• What is expected
Starting with the first line of the data below, copy each line up to and including the one containing "42.7, bottom: 894.7". Pictures stay out.

• Collected data

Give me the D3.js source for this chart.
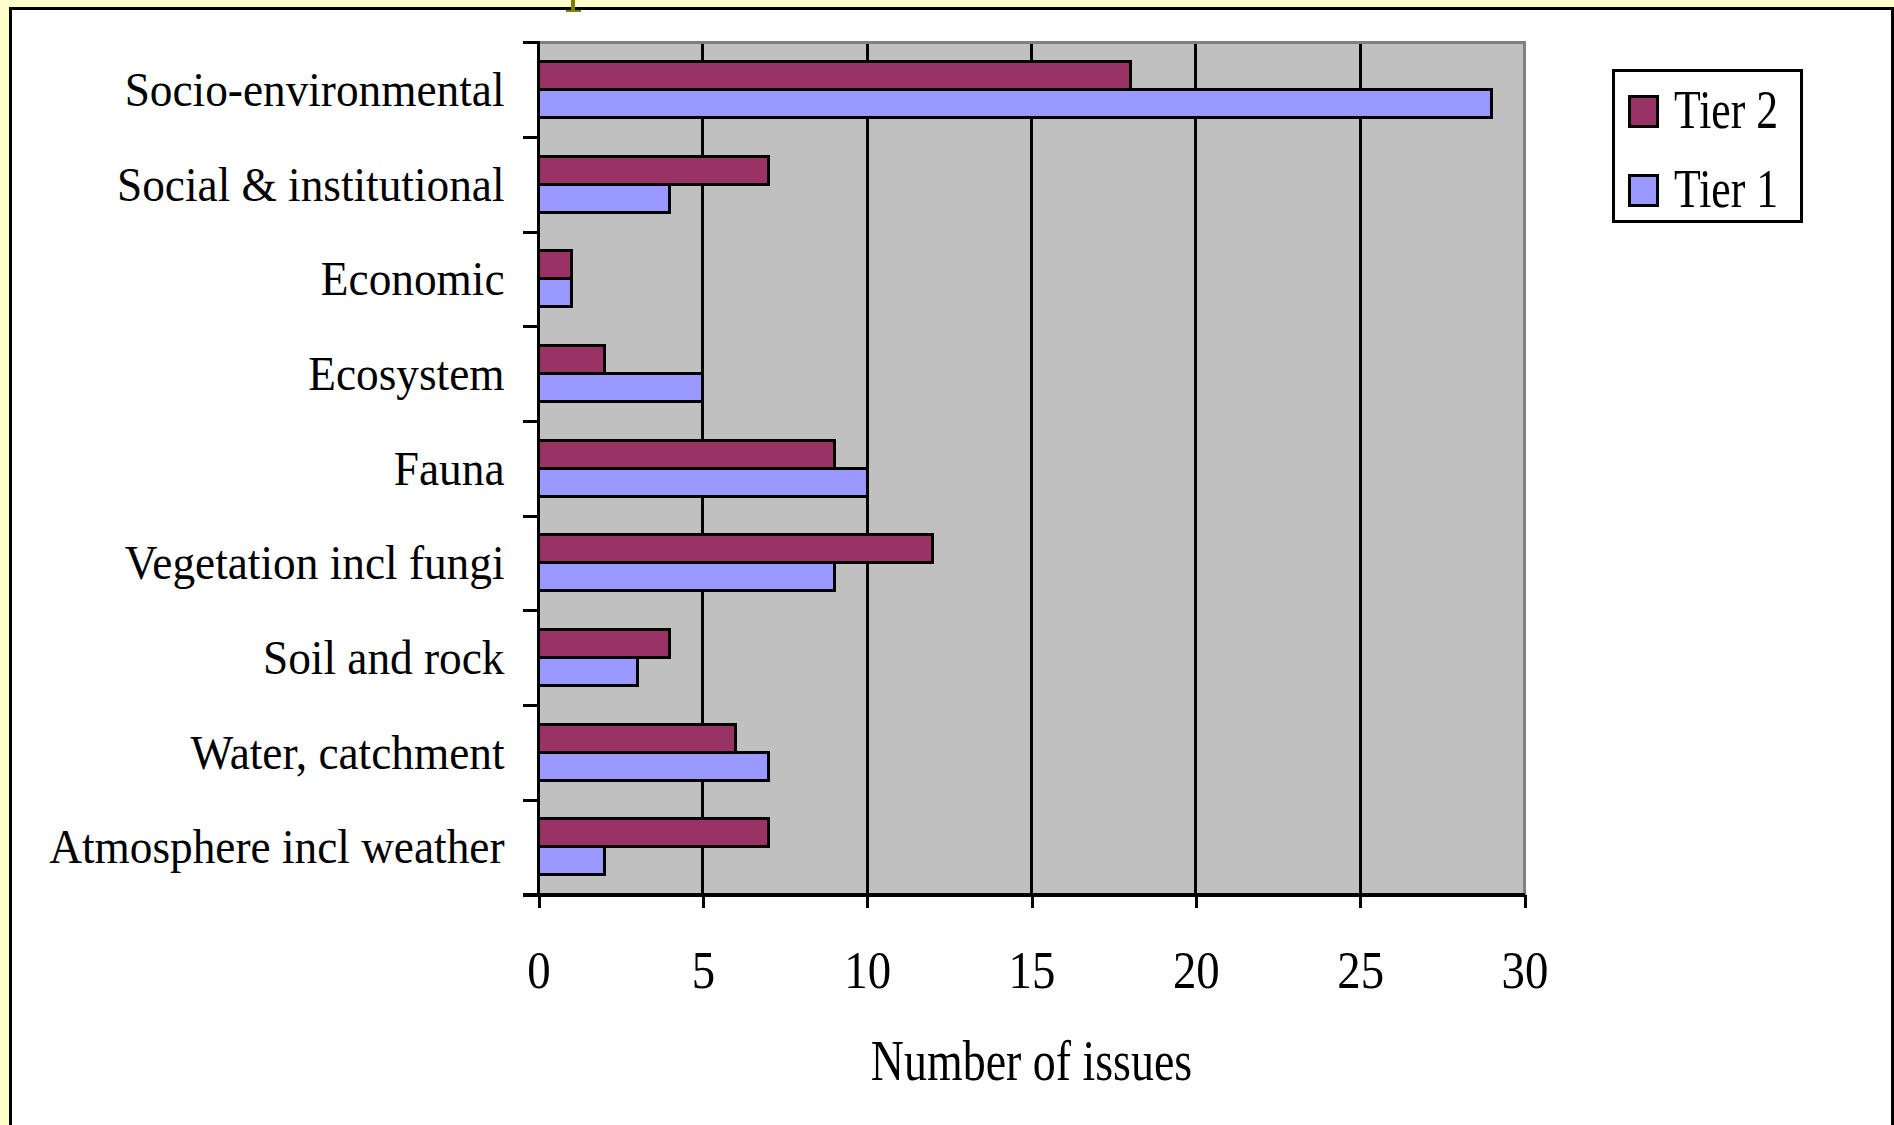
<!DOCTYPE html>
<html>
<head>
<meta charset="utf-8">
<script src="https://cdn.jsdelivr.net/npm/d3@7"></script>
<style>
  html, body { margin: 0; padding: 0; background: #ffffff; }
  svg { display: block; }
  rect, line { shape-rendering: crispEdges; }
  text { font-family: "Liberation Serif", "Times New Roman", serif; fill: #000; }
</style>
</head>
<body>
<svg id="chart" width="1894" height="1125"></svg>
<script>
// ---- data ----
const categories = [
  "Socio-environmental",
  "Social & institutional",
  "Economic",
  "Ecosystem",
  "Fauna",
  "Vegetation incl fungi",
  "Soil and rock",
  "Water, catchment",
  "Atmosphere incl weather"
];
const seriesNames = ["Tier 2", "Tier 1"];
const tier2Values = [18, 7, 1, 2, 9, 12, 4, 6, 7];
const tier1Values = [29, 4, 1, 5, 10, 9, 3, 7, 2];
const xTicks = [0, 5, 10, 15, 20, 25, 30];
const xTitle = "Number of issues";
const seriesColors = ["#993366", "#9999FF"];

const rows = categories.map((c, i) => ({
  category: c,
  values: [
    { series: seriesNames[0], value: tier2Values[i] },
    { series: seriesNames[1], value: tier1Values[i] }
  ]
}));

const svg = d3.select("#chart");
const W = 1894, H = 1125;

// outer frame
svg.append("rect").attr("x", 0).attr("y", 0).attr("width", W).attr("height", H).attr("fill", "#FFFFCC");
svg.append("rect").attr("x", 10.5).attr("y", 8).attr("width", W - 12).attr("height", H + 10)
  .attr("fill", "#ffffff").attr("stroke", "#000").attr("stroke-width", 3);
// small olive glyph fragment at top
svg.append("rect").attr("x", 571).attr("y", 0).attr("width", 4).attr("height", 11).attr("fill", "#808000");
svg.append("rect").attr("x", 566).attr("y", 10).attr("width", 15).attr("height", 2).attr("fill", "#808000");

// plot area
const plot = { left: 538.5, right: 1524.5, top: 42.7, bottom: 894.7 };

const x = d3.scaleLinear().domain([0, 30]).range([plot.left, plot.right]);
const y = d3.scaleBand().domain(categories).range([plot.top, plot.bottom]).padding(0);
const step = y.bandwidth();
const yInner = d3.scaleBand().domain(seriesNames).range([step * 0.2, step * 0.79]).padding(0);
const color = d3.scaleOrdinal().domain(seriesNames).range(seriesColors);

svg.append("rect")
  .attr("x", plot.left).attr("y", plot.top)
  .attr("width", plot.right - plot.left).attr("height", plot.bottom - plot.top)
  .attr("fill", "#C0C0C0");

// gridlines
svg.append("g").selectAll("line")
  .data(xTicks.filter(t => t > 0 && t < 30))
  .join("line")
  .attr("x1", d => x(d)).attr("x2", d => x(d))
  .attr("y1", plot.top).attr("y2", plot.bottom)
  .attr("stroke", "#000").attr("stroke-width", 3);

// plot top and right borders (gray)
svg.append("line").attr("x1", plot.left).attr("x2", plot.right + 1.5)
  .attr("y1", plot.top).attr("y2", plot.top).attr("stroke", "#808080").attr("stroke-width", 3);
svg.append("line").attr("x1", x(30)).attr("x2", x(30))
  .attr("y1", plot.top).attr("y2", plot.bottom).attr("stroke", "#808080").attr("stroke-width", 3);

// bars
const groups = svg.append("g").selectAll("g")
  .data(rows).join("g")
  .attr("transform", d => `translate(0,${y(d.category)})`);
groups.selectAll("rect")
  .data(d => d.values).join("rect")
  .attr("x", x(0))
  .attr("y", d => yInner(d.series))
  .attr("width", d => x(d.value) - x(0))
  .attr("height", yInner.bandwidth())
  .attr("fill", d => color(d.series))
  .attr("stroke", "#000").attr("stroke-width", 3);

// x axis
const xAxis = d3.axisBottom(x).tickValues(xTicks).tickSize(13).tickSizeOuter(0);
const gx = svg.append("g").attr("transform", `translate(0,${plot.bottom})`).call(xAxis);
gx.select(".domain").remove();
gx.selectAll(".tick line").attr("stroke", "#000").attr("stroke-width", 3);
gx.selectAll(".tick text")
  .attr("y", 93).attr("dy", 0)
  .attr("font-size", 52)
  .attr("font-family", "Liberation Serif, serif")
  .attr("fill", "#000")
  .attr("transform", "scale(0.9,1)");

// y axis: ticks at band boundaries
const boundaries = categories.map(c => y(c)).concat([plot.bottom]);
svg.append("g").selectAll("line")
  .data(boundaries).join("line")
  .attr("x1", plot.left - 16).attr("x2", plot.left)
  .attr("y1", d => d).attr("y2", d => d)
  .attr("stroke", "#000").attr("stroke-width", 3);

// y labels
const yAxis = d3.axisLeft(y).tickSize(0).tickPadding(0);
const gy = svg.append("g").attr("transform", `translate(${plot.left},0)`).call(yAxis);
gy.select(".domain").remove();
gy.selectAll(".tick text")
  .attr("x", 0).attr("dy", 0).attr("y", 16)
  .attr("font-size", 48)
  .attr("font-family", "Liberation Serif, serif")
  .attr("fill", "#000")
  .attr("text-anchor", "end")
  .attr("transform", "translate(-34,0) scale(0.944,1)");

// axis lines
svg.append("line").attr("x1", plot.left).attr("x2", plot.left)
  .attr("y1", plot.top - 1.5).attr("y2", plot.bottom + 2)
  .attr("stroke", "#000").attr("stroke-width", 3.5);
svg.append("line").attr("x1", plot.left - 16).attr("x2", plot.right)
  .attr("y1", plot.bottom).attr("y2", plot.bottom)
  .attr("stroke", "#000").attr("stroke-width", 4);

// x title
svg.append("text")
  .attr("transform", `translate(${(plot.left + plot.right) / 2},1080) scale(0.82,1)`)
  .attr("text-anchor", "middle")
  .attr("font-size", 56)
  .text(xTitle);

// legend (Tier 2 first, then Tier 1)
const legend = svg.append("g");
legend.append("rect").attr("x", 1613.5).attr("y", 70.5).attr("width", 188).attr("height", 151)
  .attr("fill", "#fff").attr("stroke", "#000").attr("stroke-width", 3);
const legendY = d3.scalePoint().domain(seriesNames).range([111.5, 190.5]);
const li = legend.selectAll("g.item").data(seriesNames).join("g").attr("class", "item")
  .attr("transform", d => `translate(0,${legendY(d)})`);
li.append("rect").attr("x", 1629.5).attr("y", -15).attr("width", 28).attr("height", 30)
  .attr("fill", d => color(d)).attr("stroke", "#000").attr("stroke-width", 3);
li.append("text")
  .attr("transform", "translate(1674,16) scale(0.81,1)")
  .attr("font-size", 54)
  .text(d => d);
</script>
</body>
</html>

• In response
Give me the D3.js source for this chart.
<!DOCTYPE html>
<html>
<head>
<meta charset="utf-8">
<script src="https://cdn.jsdelivr.net/npm/d3@7"></script>
<style>
  html, body { margin: 0; padding: 0; background: #ffffff; }
  svg { display: block; }
  rect, line { shape-rendering: crispEdges; }
  text { font-family: "Liberation Serif", "Times New Roman", serif; fill: #000; }
</style>
</head>
<body>
<svg id="chart" width="1894" height="1125"></svg>
<script>
// ---- data ----
const categories = [
  "Socio-environmental",
  "Social & institutional",
  "Economic",
  "Ecosystem",
  "Fauna",
  "Vegetation incl fungi",
  "Soil and rock",
  "Water, catchment",
  "Atmosphere incl weather"
];
const seriesNames = ["Tier 2", "Tier 1"];
const tier2Values = [18, 7, 1, 2, 9, 12, 4, 6, 7];
const tier1Values = [29, 4, 1, 5, 10, 9, 3, 7, 2];
const xTicks = [0, 5, 10, 15, 20, 25, 30];
const xTitle = "Number of issues";
const seriesColors = ["#993366", "#9999FF"];

const rows = categories.map((c, i) => ({
  category: c,
  values: [
    { series: seriesNames[0], value: tier2Values[i] },
    { series: seriesNames[1], value: tier1Values[i] }
  ]
}));

const svg = d3.select("#chart");
const W = 1894, H = 1125;

// outer frame
svg.append("rect").attr("x", 0).attr("y", 0).attr("width", W).attr("height", H).attr("fill", "#FFFFCC");
svg.append("rect").attr("x", 10.5).attr("y", 8).attr("width", W - 12).attr("height", H + 10)
  .attr("fill", "#ffffff").attr("stroke", "#000").attr("stroke-width", 3);
// small olive glyph fragment at top
svg.append("rect").attr("x", 571).attr("y", 0).attr("width", 4).attr("height", 11).attr("fill", "#808000");
svg.append("rect").attr("x", 566).attr("y", 10).attr("width", 15).attr("height", 2).attr("fill", "#808000");

// plot area
const plot = { left: 538.5, right: 1524.5, top: 42.7, bottom: 894.7 };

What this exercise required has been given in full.